In a world where the company said it’s “heartbreaking and unacceptable that racism and racial injustices exist,” Conagra Brands vowed to be “part of the solution” and work to “progress toward change.”
Conagra Brands, which also owns food brands like Banquet, Gardein and Marie Callender's, is one of a growing list of companies that have announced plans to review or change its packaging of certain products in the past week due to racial concerns.
According to USA Today, while the race of Mrs. Butterworth, which has been on shelves for nearly 60 years, has not been confirmed, many have suspected her to be a black woman.

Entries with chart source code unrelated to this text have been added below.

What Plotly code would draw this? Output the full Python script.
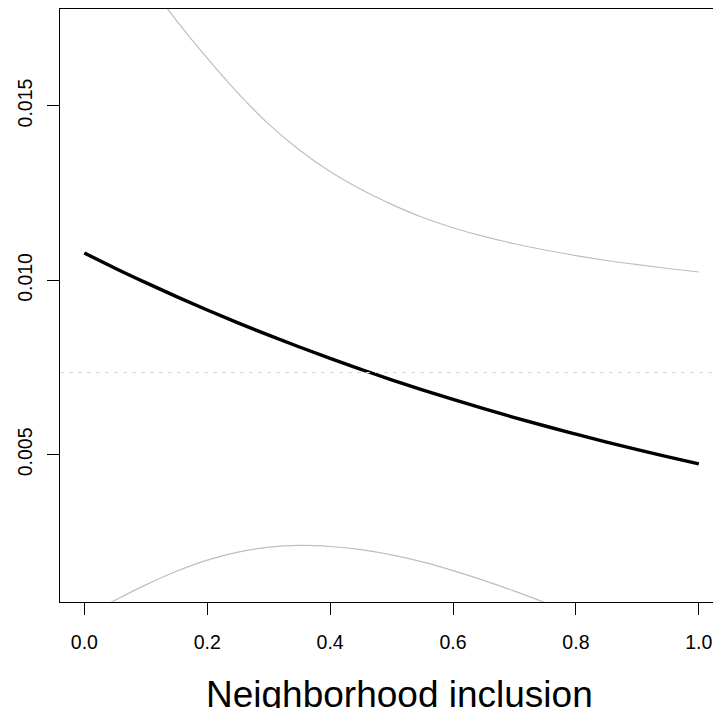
import plotly.graph_objects as go

# Data
x_vals = [0.00, 0.05, 0.10, 0.15, 0.20, 0.25, 0.30, 0.35, 0.40, 0.45, 0.50,
          0.55, 0.60, 0.65, 0.70, 0.75, 0.80, 0.85, 0.90, 0.95, 1.00]
estimate = [0.010785, 0.010350, 0.009935, 0.009535, 0.009150, 0.008782, 0.008428,
            0.008090, 0.007762, 0.007450, 0.007150, 0.006862, 0.006587, 0.006322,
            0.006068, 0.005825, 0.005590, 0.005365, 0.005148, 0.004940, 0.004740]
upper = [0.02124, 0.01988, 0.01862, 0.01745, 0.01637, 0.01537, 0.01448, 0.01374,
         0.01312, 0.01261, 0.01218, 0.01181, 0.01151, 0.01126, 0.01105,
         0.01087, 0.01071, 0.01057, 0.01045, 0.01034, 0.01024]
lower = [0.00036, 0.00083, 0.00127, 0.00166, 0.00198, 0.00221, 0.00235,
         0.00240, 0.00237, 0.00228, 0.00213, 0.00193, 0.00168, 0.00140,
         0.00109, 0.00076, 0.00040, 0.00002, -0.00037, -0.00078, -0.00120]
ref_level = 0.007358

x_ticks = [0.0, 0.2, 0.4, 0.6, 0.8, 1.0]
x_ticklabels = ["0.0", "0.2", "0.4", "0.6", "0.8", "1.0"]
y_ticks = [0.005, 0.010, 0.015]
y_ticklabels = ["0.005", "0.010", "0.015"]
x_title = "Neighborhood inclusion"

FONT = "Liberation Sans, Arial, Helvetica, sans-serif"

fig = go.Figure()
fig.add_hline(y=ref_level, line=dict(color="#d6d6d6", width=1, dash="4px,5px"))
fig.add_trace(go.Scatter(x=x_vals, y=upper, mode="lines", line=dict(color="#bebebe", width=1.2, shape="spline"), hoverinfo="skip"))
fig.add_trace(go.Scatter(x=x_vals, y=lower, mode="lines", line=dict(color="#bebebe", width=1.2, shape="spline"), hoverinfo="skip"))
fig.add_trace(go.Scatter(x=x_vals, y=estimate, mode="lines", line=dict(color="black", width=3.4, shape="spline"), hoverinfo="skip"))

# page body has an 8px margin, so the figure is sized to 713x700
fig.update_layout(
    width=713, height=700,
    margin=dict(l=52, r=0, t=1, b=106),
    paper_bgcolor="white", plot_bgcolor="white",
    showlegend=False,
    font=dict(family=FONT, color="black"),
    annotations=[dict(text=x_title, xref="paper", yref="paper", x=0.513, y=-0.156,
                      xanchor="center", yanchor="middle", showarrow=False,
                      font=dict(size=37, family=FONT, color="black"))],
)
fig.update_xaxes(range=[-0.0396, 1.0361], tickvals=x_ticks, ticktext=x_ticklabels,
                 showline=True, linecolor="black", linewidth=1, mirror=True,
                 ticks="outside", ticklen=12, tickwidth=1, tickcolor="black",
                 showgrid=False, zeroline=False, tickfont=dict(size=19.5, family=FONT),
                 ticklabelstandoff=11)
fig.update_yaxes(range=[0.000779, 0.01778], tickvals=y_ticks, ticktext=y_ticklabels,
                 showline=True, linecolor="black", linewidth=1,
                 ticks="outside", ticklen=12, tickwidth=1, tickcolor="black",
                 showgrid=False, zeroline=False, tickangle=-90,
                 tickfont=dict(size=19.5, family=FONT), ticklabelstandoff=7)

fig.write_html("out.html")
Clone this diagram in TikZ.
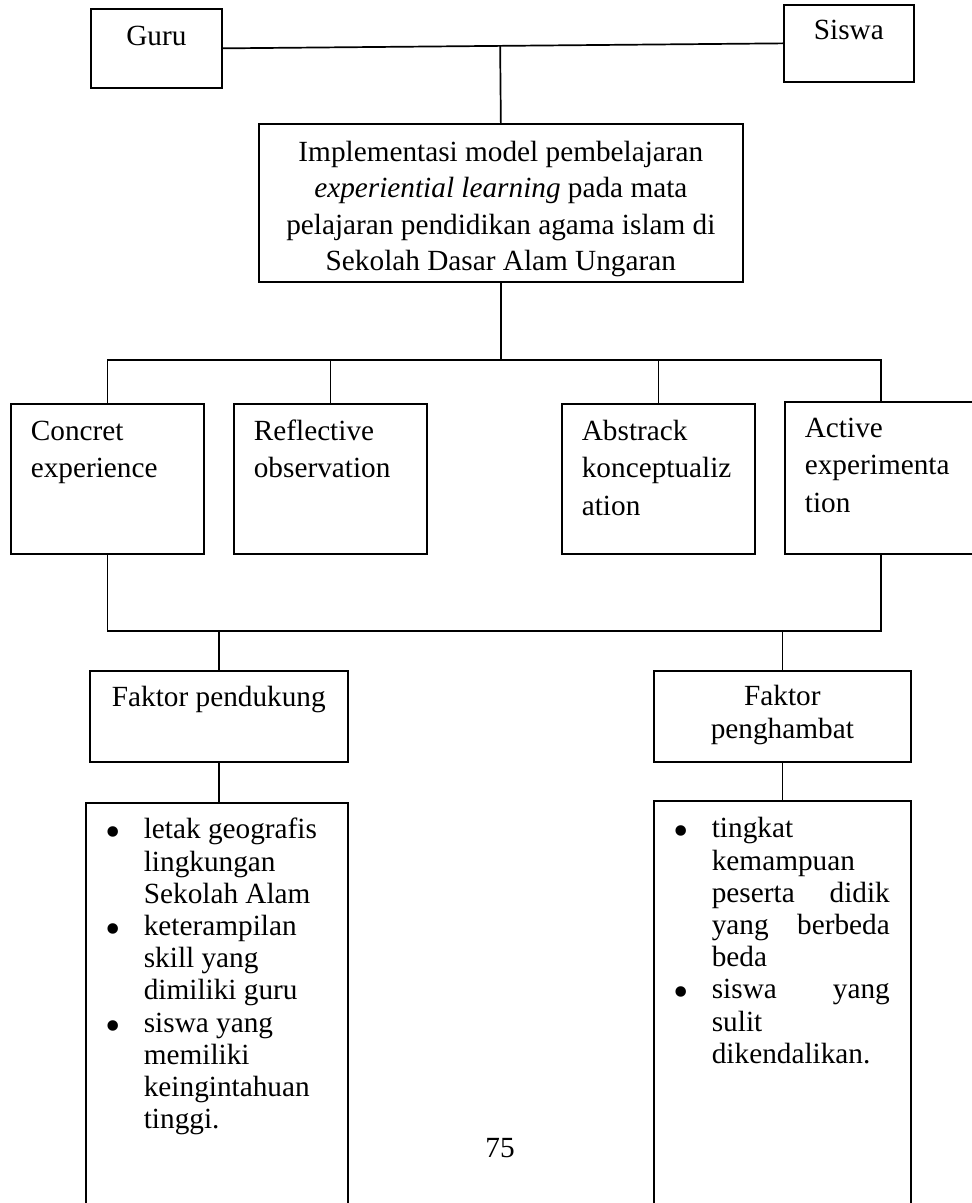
\documentclass[tikz,border=0pt]{standalone}
\usepackage{fontspec}
\setmainfont{Liberation Serif}
\usetikzlibrary{calc}
\newlength\pxu
\setlength\pxu{0.41pt}
% text of a box: width, height, first baseline, setup, lines
\newcommand{\boxtxt}[5]{\parbox[t][#2\pxu][t]{#1\pxu}{#4\vspace*{\dimexpr#3\pxu-\ht\strutbox\relax}\strut#5}}
\newcommand{\stagetxt}{\fontsize{12}{15.2}\selectfont\raggedright\leftskip=20\pxu}
\newcommand{\midtxt}[1]{\fontsize{12}{#1}\selectfont\centering}
\newcommand{\listtxt}{\fontsize{12}{13.2}\selectfont\raggedright\leftskip=58\pxu}
\newcommand{\bul}{\leavevmode\llap{\raisebox{-8\pxu}{\fontsize{18}{18}\selectfont\textbullet}\hspace*{23\pxu}}}
\newcommand{\spread}[1]{\makebox[178\pxu][s]{#1}}
\tikzset{
  box/.style={draw, line width=0.7pt, anchor=north west, inner sep=0pt},
  link/.style={line width=0.7pt}
}
\begin{document}
\begin{tikzpicture}[x=\pxu, y=-\pxu]
	\useasboundingbox (0,0) rectangle (971,1203);
	% top row
	\node[box] (guru) at (90,8) {\boxtxt{131}{79}{37}{\midtxt{15.2}}{Guru}};
	\node[box] (siswa) at (783,4) {\boxtxt{130}{77}{35}{\midtxt{15.2}}{Siswa}};
	\node[box] (impl) at (258,123) {\boxtxt{484}{158}{38}{\midtxt{14.8}}{Implementasi model pembelajaran\\ \textit{experiential learning} pada mata\\ pelajaran pendidikan agama islam di\\ Sekolah Dasar Alam Ungaran}};
	% four stages
	\node[box] (ce) at (10,403) {\boxtxt{193}{150}{37}{\stagetxt}{Concret\\ experience}};
	\node[box] (ro) at (233,403) {\boxtxt{193}{150}{37}{\stagetxt}{Reflective\\ observation}};
	\node[box] (ac) at (561,403) {\boxtxt{193}{150}{37}{\stagetxt}{Abstrack\\ konceptualiz\\ ation}};
	\node[box] (ae) at (784,401) {\boxtxt{192}{152}{36}{\stagetxt}{Active\\ experimenta\\ tion}};
	% factors
	\node[box] (fp) at (89,670) {\boxtxt{258}{91}{36}{\midtxt{15.2}}{Faktor pendukung}};
	\node[box] (fh) at (653,670) {\boxtxt{257}{91}{35}{\midtxt{13.5}}{Faktor\\ penghambat}};
	\node[box] (lp) at (85,802) {\boxtxt{262}{420}{36}{\listtxt}{\bul letak geografis\\ lingkungan\\ Sekolah Alam\\ \bul keterampilan\\ skill yang\\ dimiliki guru\\ \bul siswa yang\\ memiliki\\ keingintahuan\\ tinggi.}};
	\node[box] (lh) at (653,800) {\boxtxt{257}{420}{37}{\listtxt}{\bul tingkat\\ kemampuan\\ \spread{peserta didik}\\ \spread{yang berbeda}\\ beda\\ \bul\spread{siswa yang}\\ sulit\\ dikendalikan.}};
	\node (page) at (500,1148) {\fontsize{12}{14}\selectfont 75};
	% connectors
	\coordinate (hub) at ($(guru.east)!(impl.north)!(siswa.west)$);
	\coordinate (split) at ($(impl.south)+(0,77)$);
	\coordinate (join) at ($(ce.south)+(0,76)$);
	\draw[link] (guru.east) -- (siswa.west);
	\draw[link] (hub) -- (impl.north);
	\draw[link] (impl.south) -- (split);
	\draw[link] (ce.north) -- (ce.north |- split) -- (ae.north |- split) -- (ae.north);
	\draw[link] (ro.north) -- (ro.north |- split);
	\draw[link] (ac.north) -- (ac.north |- split);
	\draw[link] (ce.south) -- (ce.south |- join) -- (ae.south |- join) -- (ae.south);
	\draw[link] (fp.north) -- (fp.north |- join);
	\draw[link] (fh.north) -- (fh.north |- join);
	\draw[link] (fp.south) -- (fp.south |- lp.north);
	\draw[link] (fh.south) -- (fh.south |- lh.north);
\end{tikzpicture}
\end{document}
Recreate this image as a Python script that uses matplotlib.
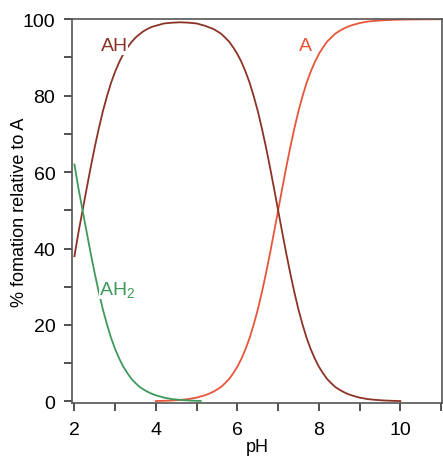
import matplotlib
matplotlib.use("Agg")
import matplotlib.pyplot as plt
from matplotlib.ticker import MultipleLocator

plt.rcParams['font.family'] = ['Liberation Sans', 'DejaVu Sans']
plt.rcParams['mathtext.fontset'] = 'custom'
plt.rcParams['mathtext.rm'] = 'Liberation Sans'
plt.rcParams['mathtext.it'] = 'Liberation Sans:italic'

# pH grids and % formation
ph_ah2 = [2.0, 2.1, 2.2, 2.3, 2.4, 2.5, 2.6, 2.7, 2.8, 2.9, 3.0, 3.1, 3.2, 3.3,
          3.4, 3.5, 3.6, 3.7, 3.8, 3.9, 4.0, 4.2, 4.4, 4.6, 4.8, 5.0, 5.1]
ah2 = [62.0, 55.7, 50.0, 44.3, 38.7, 33.4, 28.5, 24.0, 20.1, 16.6, 13.7, 11.2, 9.1, 7.4,
       5.9, 4.8, 3.8, 3.1, 2.5, 2.0, 1.6, 1.0, 0.6, 0.4, 0.25, 0.16, 0.13]

ph_ah = [2.0, 2.1, 2.2, 2.3, 2.4, 2.5, 2.6, 2.7, 2.8, 2.9, 3.0, 3.1, 3.2, 3.3,
         3.4, 3.5, 3.6, 3.7, 3.8, 3.9, 4.0, 4.2, 4.4, 4.6, 4.8, 5.0, 5.2, 5.4,
         5.5, 5.6, 5.7, 5.8, 5.9, 6.0, 6.1, 6.2, 6.3, 6.4, 6.5, 6.6, 6.7, 6.8,
         6.9, 7.0, 7.1, 7.2, 7.3, 7.4, 7.5, 7.6, 7.7, 7.8, 7.9, 8.0, 8.1, 8.2,
         8.3, 8.4, 8.5, 8.6, 8.7, 8.8, 9.0, 9.2, 9.4, 9.6, 9.8, 10.0]
ah = [38.0, 44.3, 50.0, 55.7, 61.3, 66.6, 71.5, 76.0, 79.9, 83.4, 86.3, 88.8, 90.9, 92.6,
      94.0, 95.2, 96.1, 96.9, 97.5, 98.0, 98.3, 98.9, 99.1, 99.2, 99.1, 98.9, 98.3, 97.5,
      96.9, 96.2, 95.2, 94.1, 92.6, 90.9, 88.8, 86.3, 83.4, 79.9, 76.0, 71.5, 66.6, 61.3,
      55.7, 50.0, 44.3, 38.7, 33.4, 28.5, 24.0, 20.1, 16.6, 13.7, 11.2, 9.1, 7.4, 5.9,
      4.8, 3.8, 3.1, 2.5, 2.0, 1.6, 1.0, 0.6, 0.4, 0.25, 0.16, 0.1]

ph_a = [4.0, 4.2, 4.4, 4.6, 4.8, 5.0, 5.2, 5.3, 5.4, 5.5, 5.6, 5.7, 5.8, 5.9,
        6.0, 6.1, 6.2, 6.3, 6.4, 6.5, 6.6, 6.7, 6.8, 6.9, 7.0, 7.1, 7.2, 7.3,
        7.4, 7.5, 7.6, 7.7, 7.8, 7.9, 8.0, 8.1, 8.2, 8.3, 8.4, 8.5, 8.6, 8.7,
        8.8, 9.0, 9.2, 9.4, 9.6, 9.8, 10.0, 10.5, 11.0]
a = [0.1, 0.16, 0.25, 0.4, 0.63, 1.0, 1.6, 2.0, 2.5, 3.1, 3.8, 4.8, 5.9, 7.4,
     9.1, 11.2, 13.7, 16.6, 20.1, 24.0, 28.5, 33.4, 38.7, 44.3, 50.0, 55.7, 61.3, 66.6,
     71.5, 76.0, 79.9, 83.4, 86.3, 88.8, 90.9, 92.6, 94.1, 95.2, 96.2, 96.9, 97.5, 98.0,
     98.4, 99.0, 99.4, 99.6, 99.75, 99.84, 99.9, 99.97, 100.0]

c_ah = '#8c3326'
c_a = '#e8563a'
c_ah2 = '#3e9a5c'

fig = plt.figure(figsize=(4.43, 4.60), dpi=100)
ax = fig.add_axes([0.1625, 0.121, 0.835, 0.835])

ax.plot(ph_a, a, color=c_a, lw=1.3, zorder=2)
ax.plot(ph_ah, ah, color=c_ah, lw=1.3, zorder=3)
ax.plot(ph_ah2, ah2, color=c_ah2, lw=1.3, zorder=4)

bbox = dict(facecolor='white', edgecolor='none', pad=0.3)
ax.text(2.98, 93, 'AH', color=c_ah, fontsize=14, ha='center', va='center', bbox=bbox, zorder=5)
ax.text(7.67, 93, 'A', color=c_a, fontsize=14, ha='center', va='center', bbox=bbox, zorder=5)
ax.text(3.05, 29.5, 'AH$_2$', color=c_ah2, fontsize=14, ha='center', va='center', bbox=bbox, zorder=5)

ax.set_xlim(1.94, 11.02)
ax.set_ylim(-0.5, 100)
ax.xaxis.set_major_locator(MultipleLocator(2))
ax.xaxis.set_minor_locator(MultipleLocator(1))
ax.yaxis.set_major_locator(MultipleLocator(20))
ax.yaxis.set_minor_locator(MultipleLocator(10))
ax.tick_params(which='both', direction='out', color='#333333', width=1.2,
               labelsize=14, length=6)
ax.tick_params(axis='x', which='both', pad=7)
ax.tick_params(axis='y', which='both', pad=6)
for s in ax.spines.values():
    s.set_color('#555555')
    s.set_linewidth(1.2)

ax.set_xlabel('pH', fontsize=13, labelpad=0)
ax.set_ylabel('% fomation relative to A', fontsize=13, labelpad=-4)

fig.savefig('out.png', dpi=100, facecolor='white')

People have also reportedly accused the brand of adopting racist imagery with the design of the bottle, which is made into shape of Mrs. Butterworth, that has been likened to that of the anti-black “mammy” caricature.
Quaker Oats announced earlier this week that it would also be changing its imaging and name for its Aunt Jemima brand after acknowledging its “origins are based on a racial stereotype.”
The company behind the Uncle Ben’s products, Mars Inc., followed suit shortly after Quaker Oats on Wednesday and announced it would also be evolving its “visual brand identity” after listening to “the voices of consumers, especially in the Black community.”